Avanca 2004 Film Festival :: Lycette Bros

2004 :: Portugal
The Lycette Bros. were invited to deliver a workshop at the festival and receive an award for Best Multimedia work from Avanca 2003[1]. With the kind assistance of ANAT, Mark Lycette was able to accompany his brother John to deliver the workshop.

Practitioners within Film, Television, Video & Multimedia come from all over the world (Australia, Belgium, Bulgaria, Canada, Iran, Italy, France, Russia and Spain) to act as jury members and deliver workshops. The bulk of attendees are students who come from all over Portugal, many pitching their tents at a local school for a week attending the workshops during the day and film screenings at night. All the catering is provided in the school canteen or at some excellent outdoor “picnics” and a relaxed environment in the summer warmth ensues.

European festivals fluctuate between serious theoretical talk-fests and casual social gatherings. I have found both have their strengths and weaknesses but the more relaxed they are the more opportunities and contacts seem to be made. Avanca definitely falls into the later category. The small town of Avanca in northern Portugal is primarily and proudly known as the birthplace and residence of Portugals only Nobel prize winner, Dr. Egas Moniz, who pioneered methods of brain surgery specifically for performing lobotomies. The last festival picnic, which featured an enormous pig on a spit, was held within the grounds of Moniz residence, now a museum (Pork is a popular choice in the local diet).

The festival is a local affair with the town taken over by the festival. The bewildered locals (mainly farmers) are inundated with hundreds of festival banners on every telephone pole and gaggling gangs of foreigners walking their quiet streets and filling their bars. The local school becomes a camping ground and venue for the workshops, the local church provides the cinema and the first night banquet was held at the local swimming pool! It creates an infectious vibe and one that events from all around the world could learn. There are many small towns in Australia that could benefit from such a focused and positive event.

All these opportunities for networking proved valuable and enjoyable, being able to swap notes on other events, learn of new festivals and meet practitioners from all over Europe.

The interest in Iranian film across the world continues, we met two Iranian film-makers, one of them, Shahram Alidi is connected to the Tehran International Short Film Festival, on his invitation we have entered this years competition. We also received an invitation from Marc Lavigne, the Programmer for the festival Rencontres Audiovisuelles, Lille, France. We find both opportunities highly valuable. Iran being a new destination we would like to visit and one to exhibit our work and the event in Lille, as we have exhibited and visited there before (International Internet Film Festival, FIFI) and have some good contacts. While in Lisbon preceding the festival we also spoke with Miguel Braga, the winner of Best Multimedia from Avanca02. He wanted to discuss and negotiate some ideas with the possibly of developing some animation for cable television in Portugal.
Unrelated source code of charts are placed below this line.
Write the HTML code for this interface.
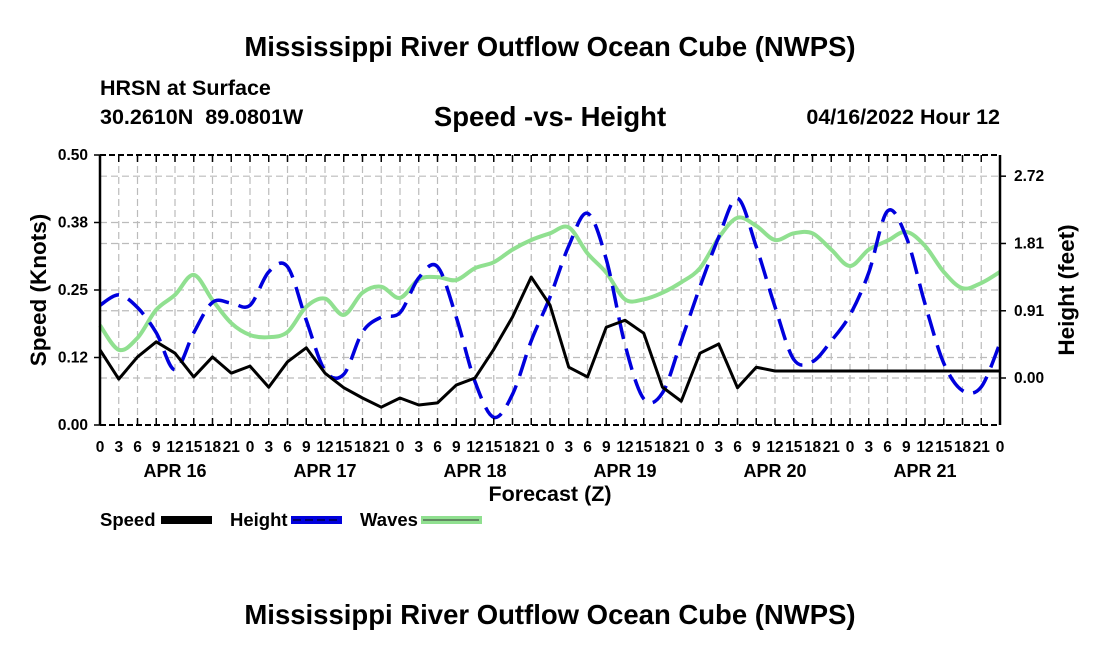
<!DOCTYPE html>
<html><head><meta charset="utf-8">
<style>
body{margin:0;background:#fff;}
svg{display:block;font-family:"Liberation Sans",Arial,sans-serif;font-weight:bold;}
</style></head>
<body>
<svg id="chart" width="1100" height="650" viewBox="0 0 1100 650" xmlns="http://www.w3.org/2000/svg">
<rect width="1100" height="650" fill="#fff"/>
<text x="550" y="56" font-size="27.5" text-anchor="middle">Mississippi River Outflow Ocean Cube (NWPS)</text>
<text x="100" y="95" font-size="21.5">HRSN at Surface</text>
<text x="100" y="124" font-size="21.5">30.2610N&#160;&#160;89.0801W</text>
<text x="550" y="126" font-size="27.5" text-anchor="middle">Speed -vs- Height</text>
<text x="1000" y="124" font-size="21.5" text-anchor="end">04/16/2022 Hour 12</text>
<g id="grid"></g>
<g id="marks"></g>
<g id="axes"></g>
<text transform="translate(46,290) rotate(-90)" font-size="22.5" text-anchor="middle">Speed (Knots)</text>
<text transform="translate(1074,290) rotate(-90)" font-size="22.5" text-anchor="middle">Height (feet)</text>
<text x="550" y="501" font-size="21.5" text-anchor="middle">Forecast (Z)</text>
<g>
 <g>
  <text x="100" y="526" font-size="18.5">Speed</text>
  <rect x="161" y="516" width="51" height="8" fill="#000"/>
 </g>
 <g>
  <text x="230" y="526" font-size="18.5">Height</text>
  <rect x="291" y="516" width="51" height="8" fill="#0000dd"/>
  <line x1="293" y1="520" x2="340" y2="520" stroke="#000" stroke-width="1" stroke-dasharray="8,4"/>
 </g>
 <g>
  <text x="360" y="526" font-size="18.5">Waves</text>
  <rect x="421" y="516" width="61" height="8" fill="#90e090"/>
  <line x1="423" y1="520" x2="479" y2="520" stroke="#333" stroke-width="1"/>
 </g>
</g>
<text x="550" y="624" font-size="27.5" text-anchor="middle">Mississippi River Outflow Ocean Cube (NWPS)</text>
</svg>
<script>
const hours = [];
for (let h = 0; h <= 144; h += 3) hours.push(h);
const speedKnots = [0.139,0.085,0.126,0.154,0.133,0.089,0.126,0.096,0.109,0.070,0.117,0.143,0.096,0.069,0.050,0.033,0.050,0.037,
 0.041,0.074,0.087,0.140,0.200,0.274,0.222,0.107,0.089,0.181,0.194,0.170,0.070,0.044,0.133,0.150,0.069,0.107,0.100,
 0.100,0.100,0.100,0.100,0.100,0.100,0.100,0.100,0.100,0.100,0.100,0.100];
const heightFeet = [0.98,1.12,0.95,0.61,0.11,0.61,1.02,1.01,0.98,1.43,1.50,0.78,0.10,0.05,0.62,0.82,0.88,1.35,
 1.50,0.82,-0.05,-0.53,-0.22,0.50,1.09,1.78,2.22,1.60,0.45,-0.28,-0.20,0.50,1.23,1.90,2.42,1.77,0.96,
 0.25,0.22,0.50,0.85,1.42,2.25,1.90,1.00,0.20,-0.17,-0.12,0.47];
const wavesFeet = [0.71,0.38,0.54,0.92,1.12,1.39,1.05,0.74,0.58,0.55,0.62,0.96,1.07,0.85,1.15,1.23,1.08,1.33,
 1.36,1.32,1.48,1.56,1.73,1.86,1.95,2.03,1.68,1.42,1.06,1.06,1.15,1.29,1.48,1.89,2.16,2.05,1.86,
 1.95,1.95,1.73,1.51,1.73,1.85,1.97,1.78,1.43,1.21,1.28,1.43];
const leftTicks = ["0.00","0.12","0.25","0.38","0.50"];
const leftTickVals = [0,0.125,0.25,0.375,0.5];
const rightTicks = ["0.00","0.91","1.81","2.72"];
const rightTickVals = [0,0.906,1.813,2.72];
const hourLabels = ["0","3","6","9","12","15","18","21"];
const dayLabels = ["APR 16","APR 17","APR 18","APR 19","APR 20","APR 21"];

const X0=100,X1=1000,YT=155,YB=425;
const xScale = h => X0 + (X1-X0)*h/144;
const ySpeed = v => YB - (YB-YT)*v/0.5;
const yHeight = f => 378 - f*74.2;

const NS="http://www.w3.org/2000/svg";
function mk(tag, attrs, parent){const e=document.createElementNS(NS,tag);for(const k in attrs)e.setAttribute(k,attrs[k]);parent.appendChild(e);return e;}
const gridG=document.getElementById('grid'), marksG=document.getElementById('marks'), axesG=document.getElementById('axes');

for (let h=3; h<144; h+=3){
  const l=mk('line',{x1:xScale(h),x2:xScale(h),y1:YT,y2:YB,stroke:'#bbb','stroke-width':1.2,'stroke-dasharray':'7,4'},gridG);
  
  
}
const gys=[...leftTickVals.slice(1,4).map(ySpeed), ...rightTickVals.map(yHeight)];
gys.forEach(gy=>{
  const l=mk('line',{x1:X0,x2:X1,y1:gy,y2:gy,stroke:'#bbb','stroke-width':1.2,'stroke-dasharray':'7,4'},gridG);
  
  
});

function smooth(pts){
  let d=`M${pts[0][0]},${pts[0][1]}`;
  for(let i=0;i<pts.length-1;i++){
    const p0=pts[Math.max(0,i-1)],p1=pts[i],p2=pts[i+1],p3=pts[Math.min(pts.length-1,i+2)];
    const c1=[p1[0]+(p2[0]-p0[0])/6,p1[1]+(p2[1]-p0[1])/6];
    const c2=[p2[0]-(p3[0]-p1[0])/6,p2[1]-(p3[1]-p1[1])/6];
    d+=` C${c1[0]},${c1[1]} ${c2[0]},${c2[1]} ${p2[0]},${p2[1]}`;
  }
  return d;
}
const wavePath=mk('path',{d:smooth(hours.map((h,i)=>[xScale(h),yHeight(wavesFeet[i])])),fill:'none',stroke:'#90e090','stroke-width':4},marksG);


const heightPath=mk('path',{d:smooth(hours.map((h,i)=>[xScale(h),yHeight(heightFeet[i])])),fill:'none',stroke:'#0000dd','stroke-width':3.5,'stroke-dasharray':'22,10'},marksG);


const speedPath=mk('polyline',{points:hours.map((h,i)=>xScale(h)+','+ySpeed(speedKnots[i])).join(' '),fill:'none',stroke:'#000','stroke-width':3,'stroke-linejoin':'round'},marksG);



const topBorder=mk('line',{x1:X0,x2:X1,y1:YT,y2:YT,stroke:'#000','stroke-width':2,'stroke-dasharray':'6,3'},axesG);


const bottomAxis=mk('line',{x1:X0,x2:X1,y1:YB,y2:YB,stroke:'#000','stroke-width':2,'stroke-dasharray':'6,3'},axesG);


const leftAxis=mk('line',{x1:X0,x2:X0,y1:YT,y2:YB,stroke:'#000','stroke-width':2.5},axesG);


const rightAxis=mk('line',{x1:X1,x2:X1,y1:YT,y2:YB,stroke:'#000','stroke-width':2.5},axesG);



for(let h=0;h<=144;h+=3){
  mk('line',{x1:xScale(h),x2:xScale(h),y1:YB,y2:YB-7,stroke:'#000','stroke-width':1.5},axesG);
  mk('line',{x1:xScale(h),x2:xScale(h),y1:YT,y2:YT+7,stroke:'#000','stroke-width':1.5},axesG);
  const t=mk('text',{x:xScale(h),y:452,'font-size':15.5,'text-anchor':'middle'},axesG);
  t.textContent=hourLabels[(h/3)%8];
  
  
}
dayLabels.forEach((d,i)=>{
  const t=mk('text',{x:xScale(i*24+12),y:477,'font-size':18,'text-anchor':'middle'},axesG);
  t.textContent=d;
  
  
});
leftTickVals.forEach((v,i)=>{
  mk('line',{x1:X0-6,x2:X0,y1:ySpeed(v),y2:ySpeed(v),stroke:'#000','stroke-width':1.5},axesG);
  const t=mk('text',{x:X0-12,y:ySpeed(v)+5,'font-size':15.5,'text-anchor':'end'},axesG);
  t.textContent=leftTicks[i];
  
  
});
rightTickVals.forEach((v,i)=>{
  mk('line',{x1:X1,x2:X1+6,y1:yHeight(v),y2:yHeight(v),stroke:'#000','stroke-width':1.5},axesG);
  const t=mk('text',{x:X1+14,y:yHeight(v)+5,'font-size':15.5,'text-anchor':'start'},axesG);
  t.textContent=rightTicks[i];
  
  
});
</script>
</body></html>
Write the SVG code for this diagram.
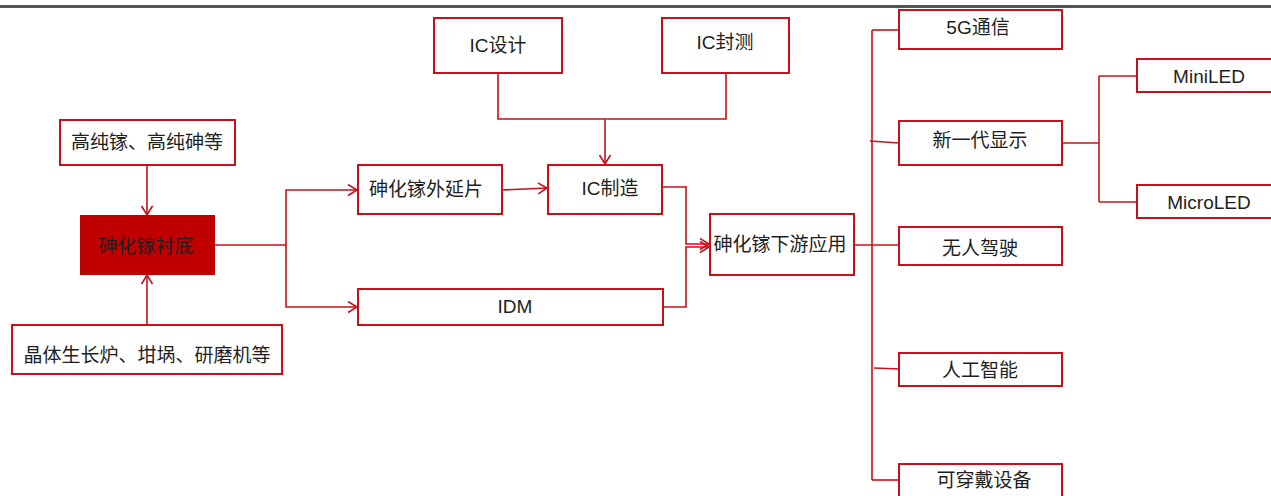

The title of the workshop we presented “Making a Web Animation” determined a Flash based tutorial to be the logical response. A more detailed breakdown can be seen on the workshop website[2] but basically it established fundamental skills in animating with Flash (keyframing, tweening, symbols, squash & stretch and sound) which were applied within a number of exercises and then ultimately in making a simple short self-determined animation. With workshops we have found that being overly prepared is a good idea, while not necessary in this case it became apparent that the workshop group had to be spilt in two in response to the varying levels of experience that some attendees possessed. This enabled the groups to work at their natural pace.

Some of the exercises and works in progress can be seen on the aforementioned website. While demanding work and at times some language challenges to overcome our beliefs again were confirmed that computers and software are a great source of “common ground” not to mention the natural connection students of animation possess – that driving need to tell engaging stories with moving pictures. The response from the students was one of enthusiasm -some being able to make something satisfying (via the computer) for the first time. We had the added highlight, although we were too busy to notice at the time, of the workshop being filmed for the local television news.

As we found the event as relaxed as festivals can get and the people friendly, appreciative and the connections lasting we would without hesitation accept an invitation to return at a later date to deliver another workshop or sit on a jury. The Cine Club of Avanca, the most internationally active of the Portuguese clubs, promotes and succeeds in delivering a positive environment not only for international exchange between attendees but also with the local community.